# Went to lunch with a coworker



## millenniumman75 (Feb 4, 2005)

Yep, a rare occasion - a lot of you know what I have gone through.
I went to lunch with somebody I can actually trust. I have known this guy for years, so I know he is cool.

I am not sure if I can trust a lot of the other people I work with anymore. I can at least talk to a few of them, which is better than nothing. :stu


----------



## deoxygenated (Nov 10, 2003)

:boogie :boogie :boogie


----------



## millenniumman75 (Feb 4, 2005)

:lol could not have said it better myself!


----------



## millenniumman75 (Feb 4, 2005)

w3stfa11 said:


> That's great! Trust is a big thing... my neighbor says she doesn't trust anyone except my family and another neighbor. She doesn't trust her sisters or her cousins or anything like that. But anyway, I hope you can continue to meet new trustworthy people.


It's just weird - I can understand her defensiveness, though.

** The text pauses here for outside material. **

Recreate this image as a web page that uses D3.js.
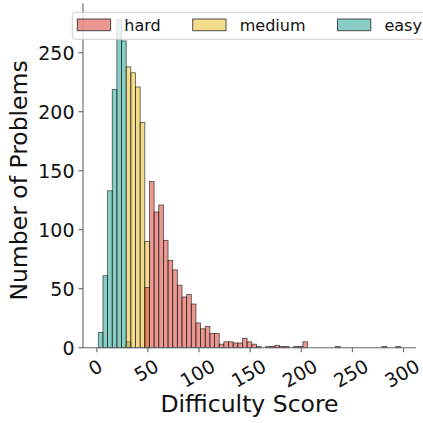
<!DOCTYPE html>
<html>
<head>
<meta charset="utf-8">
<script src="https://cdn.jsdelivr.net/npm/d3@7"></script>
<style>
  html, body { margin: 0; padding: 0; background: #fff; }
  text { font-family: "DejaVu Sans", sans-serif; fill: #111; }
</style>
</head>
<body>
<svg id="chart" width="423" height="423"></svg>
<script>
// ---- data ----
const seriesNames = ["hard", "medium", "easy"];
const seriesColors = ["#d52d23", "#e7b919", "#119d89"];
const binFirstEdge = 1.47;
const binWidth = 4.548;
const binCount = 65;
// counts per bin, listed from the first bin each series occupies
const easyStart = 0;
const easyCounts = [13, 61, 133, 219, 278, 260, 5];
const mediumStart = 6;
const mediumCounts = [238, 233, 221, 191, 90];
const hardStart = 10;
const hardCounts = [51, 141, 115, 121, 91, 74, 66, 53, 43, 45, 37, 21, 16, 18, 12, 12,
  3, 5, 5, 4, 4, 8, 5, 3, 1, 0, 1, 1, 2, 1, 1, 0, 1, 1, 5,
  0, 0, 0, 0, 0, 0, 1, 0, 0, 0, 0, 0, 0, 0, 0, 0, 1, 0, 0, 1];
const xTicks = [0, 50, 100, 150, 200, 250, 300];
const yTicks = [0, 50, 100, 150, 200, 250];
const xLabel = "Difficulty Score";
const yLabel = "Number of Problems";

// ---- layout ----
const svg = d3.select("#chart");
const plot = { left: 83, right: 416, top: 3.2, bottom: 347.7 };
const x = d3.scaleLinear().domain([-13.5, 312.2]).range([plot.left, plot.right]);
const y = d3.scaleLinear().domain([0, 292]).range([plot.bottom, plot.top]);

function toBars(start, counts) {
  return counts.map((c, i) => ({
    x0: binFirstEdge + (start + i) * binWidth,
    x1: binFirstEdge + (start + i + 1) * binWidth,
    count: c
  })).filter(d => d.count > 0);
}
const seriesData = {
  easy: toBars(easyStart, easyCounts),
  medium: toBars(mediumStart, mediumCounts),
  hard: toBars(hardStart, hardCounts)
};

// draw easy first, hard last (on top)
["easy", "medium", "hard"].forEach(name => {
  const col = seriesColors[seriesNames.indexOf(name)];
  svg.append("g").selectAll("rect").data(seriesData[name]).join("rect")
    .attr("x", d => x(d.x0))
    .attr("width", d => x(d.x1) - x(d.x0))
    .attr("y", d => y(d.count))
    .attr("height", d => y(0) - y(d.count))
    .attr("fill", col)
    .attr("fill-opacity", 0.5)
    .attr("stroke", "#1a1a1a")
    .attr("stroke-opacity", 0.75)
    .attr("stroke-width", 0.8);
});

// spines
const spineColor = "#666";
svg.append("line").attr("x1", plot.left).attr("x2", plot.left)
  .attr("y1", plot.top).attr("y2", plot.bottom)
  .attr("stroke", spineColor).attr("stroke-width", 1.1);
svg.append("line").attr("x1", plot.left).attr("x2", plot.right)
  .attr("y1", plot.bottom).attr("y2", plot.bottom)
  .attr("stroke", spineColor).attr("stroke-width", 1.1);

// y ticks
const tickFont = 19;
const yg = svg.append("g");
yTicks.forEach(t => {
  yg.append("line").attr("x1", plot.left - 4.5).attr("x2", plot.left)
    .attr("y1", y(t)).attr("y2", y(t)).attr("stroke", spineColor).attr("stroke-width", 1.1);
  yg.append("text").attr("x", plot.left - 8.5).attr("y", y(t)).attr("dy", "0.36em")
    .attr("text-anchor", "end").style("font-size", tickFont + "px").text(t);
});

// x ticks (rotated 30deg, centered)
const xg = svg.append("g");
xTicks.forEach(t => {
  xg.append("line").attr("x1", x(t)).attr("x2", x(t))
    .attr("y1", plot.bottom).attr("y2", plot.bottom + 4.5)
    .attr("stroke", spineColor).attr("stroke-width", 1.1);
  const tx = xg.append("text").attr("text-anchor", "middle")
    .style("font-size", tickFont + "px").attr("dy", "0.36em").text(t);
  const w = tx.node().getComputedTextLength();
  const cy = plot.bottom + 7 + (w / 2 + 0.866 * 1.164 * tickFont) / 2;
  tx.attr("transform", `translate(${x(t) - 1.5},${cy}) rotate(-30)`);
});

// axis labels
svg.append("text").attr("x", (plot.left + plot.right) / 2).attr("y", 412)
  .attr("text-anchor", "middle").style("font-size", "23.5px").text(xLabel);
svg.append("text").attr("transform", `translate(27,${(plot.top + plot.bottom) / 2 + 5}) rotate(-90)`)
  .attr("text-anchor", "middle").style("font-size", "23.5px").text(yLabel);

// legend
const lg = svg.append("g");
const legBox = lg.append("rect").attr("x", 72.3).attr("y", 12.3).attr("height", 27)
  .attr("rx", 3).attr("fill", "#fff").attr("fill-opacity", 0.8)
  .attr("stroke", "#d0d0d0").attr("stroke-width", 1);
let lx = 77.3;
seriesNames.forEach((name, i) => {
  lg.append("rect").attr("x", lx).attr("y", 19).attr("width", 33.3).attr("height", 11.7)
    .attr("fill", seriesColors[i]).attr("fill-opacity", 0.5)
    .attr("stroke", "#1a1a1a").attr("stroke-opacity", 0.75).attr("stroke-width", 1);
  const t = lg.append("text").attr("x", lx + 47).attr("y", 30.8)
    .style("font-size", "16px").text(name);
  lx = lx + 47 + t.node().getComputedTextLength() + 32;
});
legBox.attr("width", lx - 72.3);
</script>
</body>
</html>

With me, this was due to being humiliated in the workplace over my SA. Almost two years later, I still have this fear that if I go out to lunch with them, they will (1) not talk to me and (2) go out with a "protective escort" or (3) say that I "followed them to their car". It's weird, but the person who harassed me said this stuff about me .


----------



## crazyg (Jun 18, 2005)

millenniumman75 said:


> With me, this was due to being humiliated in the workplace over my SA. Almost two years later, I still have this fear that if I go out to lunch with them, they will (1) not talk to me and (2) go out with a "protective escort" or (3) say that I "followed them to their car". It's weird, but the person who harassed me said this stuff about me .


Wow...I can't believe that your co-workers could be that ridiculous. It's great that you found someone you could trust though. I hope that really helps you and that you can continue to go out with this person.


----------



## Gerard (Feb 3, 2004)

Yeah. I agree trust is also a big issue with me too. Hope it develops stronger as time passes.


----------